Hence, a principled way of controlling overfitting in NNs is: Pick a large enough number of weights that you don't underfit, and apply l2-regularization to the hidden unit weights. This is superior to fiddling with the number of hidden units in an unregularized net.
A related result is that you can control model complexity by imposing sparsity on the activations of the hidden units.
Is L2 better than L1 in this regard? My experience is that L1 significantly outperforms L2 whenever overfitting (rather than noise / bad measurements) is the problem you are addressing.
The libsvm train function and some of the associated tools grid.py do a fairly mediocre job at refining the coef (as someone else mentioned) when doing nonlinear SVMs. It getts really tricky to select good coef then. Also using the eigen matrix to cut down the number of important vector features ends up being a pretty big deal if you end up black box using SVMs on massive input data sets.
If you work in a space where you data set isn't a 50/50 mix of classification data, finding coefficients to maximize accuracy and cut incorrect classification, becomes a mess.
A Kernel function k(x, y) is a function that calculates phi(x)^T phi(y) for some phi. That means, it calculcates the dot product in a higher dimensional space of two data points; it does not do the transformation.
That implies that Kernels do not have to work on the gram matrix. Kernels can be sth completely different, e.g. Fisher Kernels.

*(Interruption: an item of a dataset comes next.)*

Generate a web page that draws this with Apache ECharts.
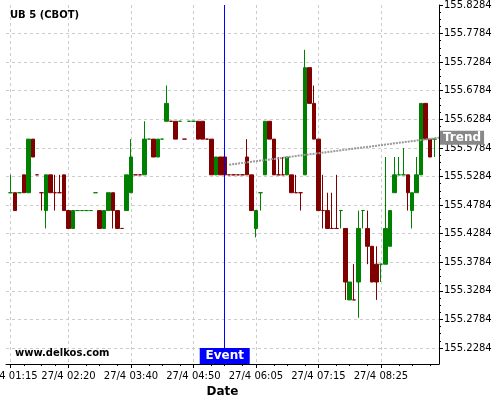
<!DOCTYPE html>
<html>
<head>
<meta charset="utf-8">
<script src="https://cdn.jsdelivr.net/npm/echarts@6/dist/echarts.min.js"></script>
<style>
    html, body { margin: 0; padding: 0; background: #fff; }
    #chart { width: 500px; height: 400px; }
</style>
</head>
<body>
<div id="chart"></div>
<script>
// 5 minute bars, 27/4 (first and last slot are empty padding)
const times = ['01:10',
    '01:15', '01:20', '01:25', '01:30', '01:35', '01:40', '01:45', '01:50', '01:55', '02:00', '02:05', '02:10', '02:15', '02:20',
    '02:25', '02:30', '02:35', '02:40', '02:45', '02:55', '03:00', '03:05', '03:10', '03:20', '03:25', '03:30', '03:35', '03:40',
    '03:45', '03:50', '03:55', '04:00', '04:05', '04:10', '04:15', '04:20', '04:25', '04:30', '04:35', '04:40', '04:45', '04:50',
    '04:55', '05:00', '05:05', '05:10', '05:15', '05:20', '05:25', '05:30', '05:35', '05:45', '05:50', '05:55', '06:00', '06:05',
    '06:10', '06:15', '06:20', '06:25', '06:30', '06:35', '06:40', '06:45', '06:50', '06:55', '07:00', '07:05', '07:10', '07:15',
    '07:20', '07:25', '07:30', '07:35', '07:40', '07:45', '07:50', '07:55', '08:00', '08:05', '08:10', '08:15', '08:20', '08:25',
    '08:30', '08:35', '08:40', '08:45', '08:50', '08:55', '09:00', '09:05', '09:10', '09:15', '09:20', '09:25',
    '09:30'];
const labelTimes = ['01:15', '02:20', '03:40', '04:50', '06:05', '07:15', '08:25'];

const opens = [
    155.5, 155.5, 155.5, 155.5313, 155.5, 155.5938, 155.5313, 155.5, 155.4688, 155.5313,
    155.5, 155.5, 155.5313, 155.4688, 155.4375, 155.4688, 155.4688, 155.4688, 155.4688, 155.5,
    155.4688, 155.4375, 155.4688, 155.5, 155.4688, 155.4375, 155.4688, 155.5, 155.5313, 155.5313,
    155.5313, 155.5938, 155.5938, 155.5625, 155.5938, 155.625, 155.625, 155.625, 155.625, 155.5938,
    155.625, 155.625, 155.625, 155.625, 155.5938, 155.5938, 155.5313, 155.5625, 155.5625, 155.5313,
    155.5313, 155.5313, 155.5313, 155.5625, 155.5313, 155.4375, 155.5, 155.5313, 155.625, 155.5938,
    155.5313, 155.5313, 155.5313, 155.5313, 155.5, 155.5, 155.5313, 155.7188, 155.6563, 155.5938,
    155.4688, 155.4688, 155.4375, 155.4375, 155.4688, 155.4375, 155.3125, 155.3125, 155.3438, 155.4688,
    155.4375, 155.4063, 155.375, 155.375, 155.375, 155.4063, 155.5, 155.5313, 155.5313, 155.5313,
    155.4688, 155.5, 155.5313, 155.6563, 155.5938, 155.5938];
const closes = [
    155.5, 155.4688, 155.5, 155.5, 155.5938, 155.5625, 155.5313, 155.5, 155.5313, 155.5,
    155.5, 155.5, 155.4688, 155.4375, 155.4688, 155.4688, 155.4688, 155.4688, 155.4688, 155.5,
    155.4375, 155.4688, 155.5, 155.4688, 155.4375, 155.4375, 155.5313, 155.5625, 155.5313, 155.5313,
    155.5938, 155.5938, 155.5625, 155.5938, 155.5938, 155.6563, 155.625, 155.5938, 155.625, 155.5938,
    155.625, 155.625, 155.5938, 155.5938, 155.5938, 155.5313, 155.5625, 155.5313, 155.5313, 155.5313,
    155.5313, 155.5313, 155.5313, 155.5313, 155.4688, 155.4688, 155.5, 155.625, 155.5938, 155.5313,
    155.5313, 155.5313, 155.5625, 155.5, 155.5, 155.5, 155.7188, 155.6563, 155.5938, 155.4688,
    155.4688, 155.4375, 155.4375, 155.4375, 155.4688, 155.3438, 155.3438, 155.3125, 155.4375, 155.4688,
    155.4063, 155.3438, 155.3438, 155.375, 155.4375, 155.4688, 155.5313, 155.5313, 155.5313, 155.5,
    155.5, 155.5313, 155.6563, 155.5938, 155.5625, 155.5938];
const lows = [
    155.5, 155.4688, 155.5, 155.5, 155.5, 155.5625, 155.5313, 155.4688, 155.4375, 155.5,
    155.4688, 155.5, 155.4688, 155.4375, 155.4375, 155.4688, 155.4688, 155.4688, 155.4688, 155.5,
    155.4375, 155.4375, 155.4688, 155.4375, 155.4375, 155.4375, 155.4688, 155.5, 155.5313, 155.5313,
    155.5313, 155.5938, 155.5625, 155.5625, 155.5938, 155.625, 155.625, 155.5938, 155.625, 155.5938,
    155.625, 155.625, 155.5938, 155.5938, 155.5938, 155.5313, 155.5313, 155.5313, 155.5313, 155.5313,
    155.5313, 155.5313, 155.5313, 155.5313, 155.4688, 155.4219, 155.4688, 155.5313, 155.5938, 155.5313,
    155.5313, 155.5313, 155.5313, 155.5, 155.5, 155.4688, 155.5313, 155.6563, 155.5938, 155.4688,
    155.4375, 155.4375, 155.4375, 155.4375, 155.4375, 155.3125, 155.3125, 155.3125, 155.2813, 155.4375,
    155.375, 155.3438, 155.3125, 155.3438, 155.375, 155.4063, 155.5, 155.5313, 155.5313, 155.4688,
    155.4375, 155.5, 155.5313, 155.5938, 155.5625, 155.5625];
const highs = [
    155.5313, 155.5, 155.5, 155.5313, 155.5938, 155.5938, 155.5313, 155.5, 155.5313, 155.5313,
    155.5313, 155.5313, 155.5313, 155.4688, 155.4688, 155.4688, 155.4688, 155.4688, 155.4688, 155.5,
    155.4688, 155.4688, 155.5, 155.5, 155.4688, 155.4375, 155.5313, 155.5938, 155.5313, 155.5313,
    155.625, 155.5938, 155.5938, 155.5938, 155.5938, 155.6875, 155.625, 155.625, 155.625, 155.5938,
    155.625, 155.625, 155.625, 155.625, 155.5938, 155.5938, 155.5625, 155.5625, 155.5625, 155.5313,
    155.5313, 155.5313, 155.5313, 155.5938, 155.5313, 155.4688, 155.5, 155.625, 155.625, 155.5938,
    155.5625, 155.5625, 155.5625, 155.5313, 155.5313, 155.5, 155.75, 155.7188, 155.6875, 155.5938,
    155.5313, 155.5, 155.5, 155.5313, 155.4688, 155.4375, 155.3438, 155.375, 155.4688, 155.4688,
    155.4688, 155.4063, 155.4063, 155.375, 155.5625, 155.4688, 155.5625, 155.5625, 155.5781, 155.5313,
    155.5, 155.5625, 155.6563, 155.6563, 155.5938, 155.5938];
// u = drawn green (up), d = drawn dark red (down)
const moves = ('u d u d u d d d u d  d d d d u u u u u u  d u u d d d u u d d  u u d u u u d d u d  ' +
               'u u d d d d u d d d  d d d d d u u u d d  d d u d d d u d d d  d d d d u d u d u u  ' +
               'd d d u u u u u u d  u u u d d u').trim().split(/\s+/);

const trendStart = ['05:30', 155.5491];
const trendEnd = ['09:30', 155.5963];
const eventTime = '05:25';

const yMin = 155.2004;
const yMax = 155.8284;

const upColor = '#008000';
const downColor = '#800000';

let candles = ['-'];
for (let i = 0; i < opens.length; i++) {
    let c = moves[i] === 'u' ? upColor : downColor;
    candles.push({
        value: [opens[i], closes[i], lows[i], highs[i]],
        itemStyle: {color: c, color0: c, borderColor: c, borderColor0: c, borderColorDoji: c}
    });
}
candles.push('-');

const font = 'DejaVu Sans';
const isLabel = function (index, value) {
    return labelTimes.indexOf(value) >= 0;
};

// minor ticks: quarters between the labelled ticks
let majorIdx = labelTimes.map(t => times.indexOf(t));
let minorIdx = {};
for (let i = 0; i < majorIdx.length - 1; i++) {
    let a = majorIdx[i], b = majorIdx[i + 1];
    for (let k = 1; k < 4; k++) minorIdx[Math.round(a + (b - a) * k / 4)] = true;
}
for (let p = majorIdx[majorIdx.length - 1] + 3.5; p < times.length; p += 3.5) minorIdx[Math.round(p)] = true;
const isMinor = function (index) {
    return minorIdx[index] === true;
};

const myChart = echarts.init(document.getElementById('chart'));
myChart.setOption({
    animation: false,
    backgroundColor: '#fff',
    textStyle: {fontFamily: font},
    title: [{
        text: 'UB 5 (CBOT)',
        left: 10,
        top: 10,
        padding: 0,
        textStyle: {fontSize: 10, fontWeight: 'bold', color: '#000', fontFamily: font}
    }, {
        text: 'www.delkos.com',
        left: 15,
        top: 348,
        padding: 0,
        textStyle: {fontSize: 10, fontWeight: 'bold', color: '#000', fontFamily: font}
    }],
    grid: [
        {left: 6, right: 61, top: 5, bottom: 36, outerBoundsMode: 'none', containLabel: false},
        {left: 6, right: 61, top: 5, bottom: 52, outerBoundsMode: 'none', containLabel: false}
    ],
    xAxis: [{
        type: 'category',
        data: times,
        boundaryGap: false,
        name: 'Date',
        nameLocation: 'middle',
        nameGap: 19,
        nameTextStyle: {fontSize: 12, fontWeight: 'bold', color: '#000', fontFamily: font},
        axisLine: {lineStyle: {color: '#000', width: 1}},
        axisTick: {interval: isLabel, length: 4, lineStyle: {color: '#000'}},
        axisLabel: {
            interval: isLabel,
            margin: 7,
            fontSize: 10,
            color: '#000',
            fontFamily: font,
            hideOverlap: false,
            formatter: function (value) {
                return '27/4 ' + value;
            }
        },
        splitLine: {show: true, interval: isLabel, lineStyle: {color: '#cccccc', type: [3, 3]}}
    }, {
        type: 'value',
        gridIndex: 1,
        min: 0,
        max: 1,
        show: false
    }, {
        // minor ticks of the date axis
        type: 'category',
        data: times,
        boundaryGap: false,
        position: 'bottom',
        axisLine: {show: false},
        axisTick: {interval: isMinor, length: 2, lineStyle: {color: '#000'}},
        axisLabel: {show: false},
        splitLine: {show: false}
    }],
    yAxis: [{
        type: 'value',
        position: 'right',
        min: yMin,
        max: yMax,
        axisLine: {show: true, onZero: false, lineStyle: {color: '#000', width: 1}},
        axisTick: {show: false},
        axisLabel: {show: false},
        splitLine: {show: false}
    }, {
        // labelled scale, its ticks start at 155.2284
        type: 'value',
        gridIndex: 1,
        position: 'right',
        min: 155.2284,
        max: yMax,
        interval: 0.05,
        axisLine: {show: false, onZero: false},
        axisTick: {show: true, length: 4, lineStyle: {color: '#000'}},
        minorTick: {show: true, splitNumber: 4, length: 2, lineStyle: {color: '#000'}},
        axisLabel: {
            margin: 5,
            fontSize: 10,
            color: '#000',
            fontFamily: font,
            formatter: function (v) {
                return v.toFixed(4);
            }
        },
        splitLine: {show: true, showMaxLine: false, lineStyle: {color: '#cccccc', type: [3, 3]}}
    }],
    series: [{
        name: 'UB 5',
        type: 'candlestick',
        data: candles,
        barWidth: 4,
        itemStyle: {borderWidth: 1},
        markLine: {
            silent: true,
            symbol: 'none',
            label: {show: false},
            lineStyle: {color: '#0000ff', width: 1, type: 'solid'},
            data: [{xAxis: eventTime}]
        },
        markPoint: {
            silent: true,
            symbol: 'rect',
            symbolSize: [50, 16],
            symbolOffset: [0, -8],
            itemStyle: {color: '#0000ff'},
            label: {
                show: true,
                position: 'inside',
                formatter: 'Event',
                color: '#fff',
                fontWeight: 'bold',
                fontSize: 12,
                fontFamily: font
            },
            data: [{coord: [eventTime, yMin]}]
        }
    }, {
        name: 'Trend',
        type: 'line',
        data: [trendStart, trendEnd],
        symbol: 'none',
        silent: true,
        clip: false,
        lineStyle: {color: '#9a9a9a', width: 2, type: [2, 1]},
        endLabel: {
            show: true,
            formatter: 'Trend',
            distance: 1,
            backgroundColor: '#888888',
            color: '#fff',
            fontWeight: 'bold',
            fontSize: 12,
            fontFamily: font,
            padding: [1, 3]
        }
    }]
});
</script>
</body>
</html>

(What I wrote is based on Bishop's book and others.)
Btw, the sklearn docs have an example that I think explains different classifiers way better and also hints at a very important point: non-linear decision boundaries are mostly important for low-dimensional dense data and not helpful for text data for example.
maybe you should submit more of their posts :)

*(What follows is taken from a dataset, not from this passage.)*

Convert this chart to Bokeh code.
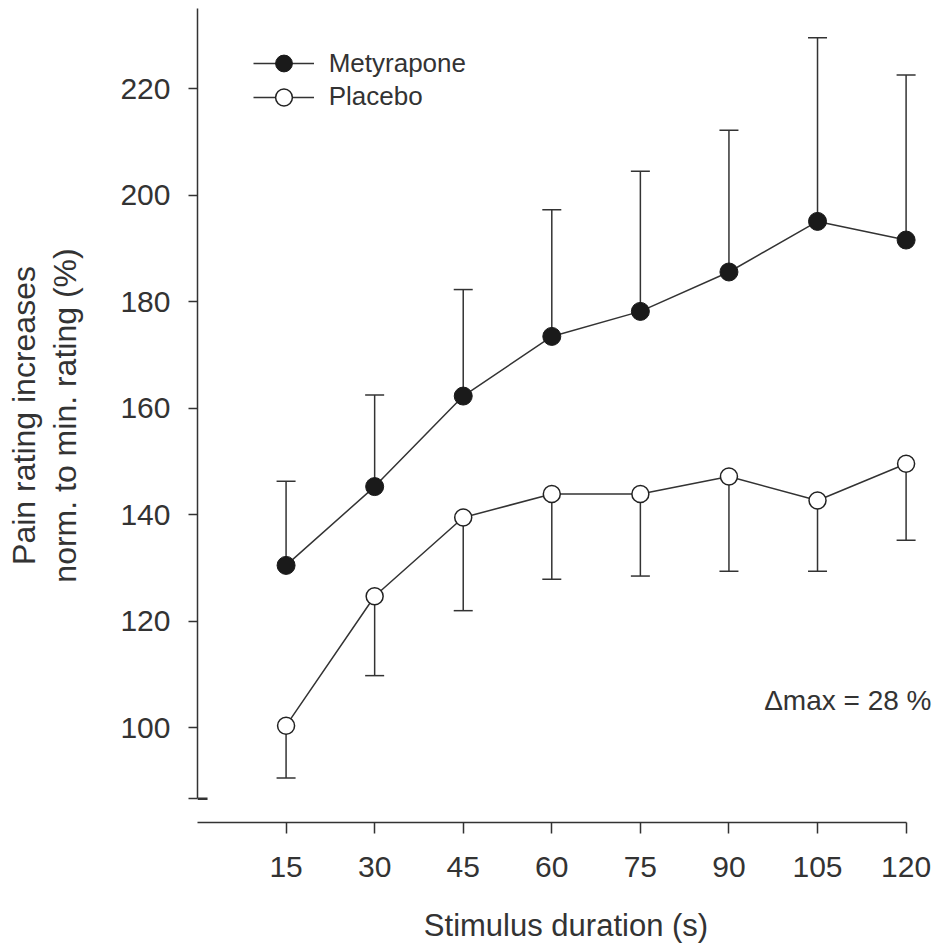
from bokeh.plotting import figure
from bokeh.models import (ColumnDataSource, Whisker, TeeHead, Legend, LegendItem,
                          Label, FixedTicker, Range1d)
from bokeh.embed import file_html
from bokeh.resources import INLINE

# ---- data ----
durations = [15, 30, 45, 60, 75, 90, 105, 120]
metyrapone_mean = [130.5, 145.3, 162.3, 173.5, 178.2, 185.6, 195.1, 191.6]
metyrapone_upper = [146.3, 162.5, 182.3, 197.3, 204.5, 212.2, 229.6, 222.6]
placebo_mean = [100.4, 124.7, 139.5, 143.9, 143.9, 147.2, 142.7, 149.6]
placebo_lower = [90.6, 109.8, 122.0, 127.9, 128.5, 129.4, 129.4, 135.2]
x_ticks = [15, 30, 45, 60, 75, 90, 105, 120]
y_ticks = [100, 120, 140, 160, 180, 200, 220]
y_axis_min = 86.7
y_axis_max = 235.08
x_axis_bounds = (0, 120)
series_names = ["Metyrapone", "Placebo"]
x_title = "Stimulus duration (s)"
y_title = "Pain rating increases\nnorm. to min. rating (%)"
note_text = "\u0394max = 28 %"

FONT = "Liberation Sans"
INK = "#333333"
DARK = "#1a1a1a"

p = figure(width=936, height=949,
           x_range=Range1d(0, 124.81), y_range=Range1d(82.22, y_axis_max),
           output_backend="svg", toolbar_location=None,
           min_border_left=197, min_border_right=2,
           min_border_top=8, min_border_bottom=127)
p.xgrid.visible = False
p.ygrid.visible = False
p.outline_line_color = None
p.background_fill_color = "white"
p.border_fill_color = "white"

# x axis
xa = p.xaxis[0]
xa.ticker = FixedTicker(ticks=x_ticks)
xa.bounds = x_axis_bounds
xa.axis_line_color = INK
xa.axis_line_width = 1.5
xa.major_tick_line_color = INK
xa.major_tick_line_width = 1.5
xa.major_tick_out = 11
xa.major_tick_in = 0
xa.minor_tick_out = 0
xa.minor_tick_in = 0
xa.major_label_text_font = FONT
xa.major_label_text_font_size = "30px"
xa.major_label_text_color = INK
xa.major_label_standoff = 23
xa.axis_label = x_title
xa.axis_label_text_font = FONT
xa.axis_label_text_font_size = "31px"
xa.axis_label_text_font_style = "normal"
xa.axis_label_text_color = INK
xa.axis_label_standoff = 28

# y axis
ya = p.yaxis[0]
ya.ticker = FixedTicker(ticks=[y_axis_min] + y_ticks)
ya.bounds = (y_axis_min, y_axis_max)
ya.major_label_overrides = {y_axis_min: ""}
ya.axis_line_color = INK
ya.axis_line_width = 1.5
ya.major_tick_line_color = INK
ya.major_tick_line_width = 1.5
ya.major_tick_out = 9
ya.major_tick_in = 0
ya.minor_tick_out = 0
ya.minor_tick_in = 0
ya.major_label_text_font = FONT
ya.major_label_text_font_size = "30px"
ya.major_label_text_color = INK
ya.major_label_standoff = 18
ya.axis_label = y_title
ya.axis_label_text_font = FONT
ya.axis_label_text_font_size = "32px"
ya.axis_label_text_font_style = "normal"
ya.axis_label_text_color = INK
ya.axis_label_text_line_height = 1.14
ya.axis_label_standoff = 34

# thicker inner part of the bottom tick of the y axis
p.segment(x0=[0], y0=[y_axis_min], x1=[1.7], y1=[y_axis_min],
          line_color=INK, line_width=2.5)

met_src = ColumnDataSource(dict(x=durations, y=metyrapone_mean, upper=metyrapone_upper))
pla_src = ColumnDataSource(dict(x=durations, y=placebo_mean, lower=placebo_lower))

w1 = Whisker(base="x", lower="y", upper="upper", source=met_src,
             upper_head=TeeHead(size=19, line_color=INK, line_width=1.5),
             lower_head=None, line_color=INK, line_width=1.5, level="underlay")
w2 = Whisker(base="x", lower="lower", upper="y", source=pla_src,
             lower_head=TeeHead(size=19, line_color=INK, line_width=1.5),
             upper_head=None, line_color=INK, line_width=1.5, level="underlay")
p.add_layout(w1)
p.add_layout(w2)

met_line = p.line("x", "y", source=met_src, line_color=INK, line_width=1.5)
pla_line = p.line("x", "y", source=pla_src, line_color=INK, line_width=1.5)
met_pts = p.scatter("x", "y", source=met_src, marker="circle", size=18,
                    fill_color=DARK, line_color=DARK, line_width=1)
pla_pts = p.scatter("x", "y", source=pla_src, marker="circle", size=17,
                    fill_color="white", line_color="#222222", line_width=1.5)

def make_legend(label, rends, loc):
    return Legend(items=[LegendItem(label=label, renderers=rends)], location=loc,
                  glyph_width=61, glyph_height=42, label_standoff=15,
                  padding=0, margin=0, spacing=0,
                  border_line_color=None, background_fill_alpha=0,
                  label_text_font=FONT, label_text_font_size="26px",
                  label_text_color=INK)

p.add_layout(make_legend(series_names[0], [met_line, met_pts], (55.7, 737.7)))
p.add_layout(make_legend(series_names[1], [pla_line, pla_pts], (55.7, 704.3)))

p.add_layout(Label(x=734, y=122, x_units="screen", y_units="screen", text=note_text,
                   text_align="right", text_baseline="alphabetic",
                   text_font=FONT, text_font_size="28px", text_color=INK))

open("out.html", "w").write(file_html(p, INLINE))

Here's Jake Vanderplas on SVD algorithms for sparse matrices:
Could someone point me to some reference materials (books, articles, videos, Coursera, etc) that will get me up to speed on the stuff I need to know in order to understand this article?
He also teaches the Coursera machine learning course: https://www.coursera.org/course/ml
If its the former you are looking for, I have several recommendations. There are a plethora of online resources to learn about machine learning from. In video form, my favorite resource is Yaser Abu-Mostafa's (Caltech prof) video lectures, available here: http://work.caltech.edu/teaching.html
You can also actually enroll in the next version of CS 156 (Abu-Mostafa's class) and do the class online with problem sets very similar to that of Caltech students actually enrolled in the class. (It starts January 8th).

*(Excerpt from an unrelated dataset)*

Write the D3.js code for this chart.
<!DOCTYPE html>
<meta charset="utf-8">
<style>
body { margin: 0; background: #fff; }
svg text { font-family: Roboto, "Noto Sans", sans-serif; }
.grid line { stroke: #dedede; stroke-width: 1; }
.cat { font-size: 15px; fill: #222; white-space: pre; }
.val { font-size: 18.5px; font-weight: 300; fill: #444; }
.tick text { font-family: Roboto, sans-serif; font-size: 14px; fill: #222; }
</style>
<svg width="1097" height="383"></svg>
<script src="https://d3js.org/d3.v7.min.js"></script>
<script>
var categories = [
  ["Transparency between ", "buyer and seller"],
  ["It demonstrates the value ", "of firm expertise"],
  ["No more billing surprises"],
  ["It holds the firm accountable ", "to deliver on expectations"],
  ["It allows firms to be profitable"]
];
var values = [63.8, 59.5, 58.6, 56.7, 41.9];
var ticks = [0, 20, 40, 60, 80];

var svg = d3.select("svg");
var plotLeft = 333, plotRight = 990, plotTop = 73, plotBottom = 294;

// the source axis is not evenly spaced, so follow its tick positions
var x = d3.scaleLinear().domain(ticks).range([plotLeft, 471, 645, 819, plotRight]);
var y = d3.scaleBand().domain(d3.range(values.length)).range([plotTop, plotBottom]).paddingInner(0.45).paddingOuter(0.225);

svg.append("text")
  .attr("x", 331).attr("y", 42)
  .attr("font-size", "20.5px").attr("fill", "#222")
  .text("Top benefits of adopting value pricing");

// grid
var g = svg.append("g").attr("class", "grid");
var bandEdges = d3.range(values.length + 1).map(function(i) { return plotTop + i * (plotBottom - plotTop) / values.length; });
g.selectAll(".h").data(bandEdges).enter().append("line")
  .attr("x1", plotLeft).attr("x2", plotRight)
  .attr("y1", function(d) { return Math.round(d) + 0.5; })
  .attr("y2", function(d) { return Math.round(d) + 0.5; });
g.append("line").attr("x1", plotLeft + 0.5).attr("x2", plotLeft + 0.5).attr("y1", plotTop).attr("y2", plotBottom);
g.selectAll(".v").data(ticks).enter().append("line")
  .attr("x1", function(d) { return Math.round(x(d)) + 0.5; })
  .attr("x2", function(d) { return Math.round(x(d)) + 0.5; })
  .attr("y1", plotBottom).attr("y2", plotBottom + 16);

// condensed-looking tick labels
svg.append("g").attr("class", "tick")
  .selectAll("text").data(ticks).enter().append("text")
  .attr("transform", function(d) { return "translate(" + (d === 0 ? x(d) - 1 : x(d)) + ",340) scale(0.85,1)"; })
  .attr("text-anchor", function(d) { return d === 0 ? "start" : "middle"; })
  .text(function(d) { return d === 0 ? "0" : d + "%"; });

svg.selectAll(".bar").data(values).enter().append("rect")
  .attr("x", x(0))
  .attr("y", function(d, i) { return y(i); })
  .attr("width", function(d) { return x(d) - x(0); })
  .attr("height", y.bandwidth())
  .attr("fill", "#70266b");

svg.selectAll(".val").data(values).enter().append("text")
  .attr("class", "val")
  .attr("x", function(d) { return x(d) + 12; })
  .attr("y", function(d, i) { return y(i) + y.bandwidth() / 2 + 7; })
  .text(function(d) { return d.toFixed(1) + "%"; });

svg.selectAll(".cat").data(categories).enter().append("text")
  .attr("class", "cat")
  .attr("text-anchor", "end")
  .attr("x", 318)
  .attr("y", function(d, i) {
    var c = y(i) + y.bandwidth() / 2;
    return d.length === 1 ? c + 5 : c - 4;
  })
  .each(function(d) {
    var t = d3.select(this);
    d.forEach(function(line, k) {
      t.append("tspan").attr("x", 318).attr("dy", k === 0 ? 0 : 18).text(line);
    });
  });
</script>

Coursera/Udacity contain several classes that involve machine learning; Andrew Ng's class is a good place to start.
If you (like me) prefer text to video, you can buy Abu-Mostafa's book (I hear it follows the course very closely, and the book costs way less than $500 :D ), read Andrew Ng's online lecture notes, or read one of several freely available ML books (such as "Elements of Statistical Learning" or "Bayesian Reasoning and Machine Learning", but I've found these to take more mathematical maturity that the other resources recommended).
Note: One reason that I've highly recommended Abu-Mostafa's resources (besides having taken the class at Caltech and loving it) is that his class is more focused on the theory of machine learning (ie hammering in over-arching principles like avoiding overfitting by regularizing) rather than just covering as many algorithms as possible. Also, I believe Mitchell of CMU has good online resources for his machine learning course.
_why's book for Ruby, pg/norvig's books for Lisp ... they're so enjoyable to read that you don't need to exert yourself for the subject to 'click', which is pretty impressive considering what you're learning.
I don't want to go to school to learn machine learning, but I'd be willing to pay money (maybe quite a lot of money) for a book that made it enjoyable.
Machine learning isn't a "tool" you use to instantly "solve" a concrete problem you're having. Instead, you have to build up a large body of intuition about which tools you can use to work with your data. It can't be memorized.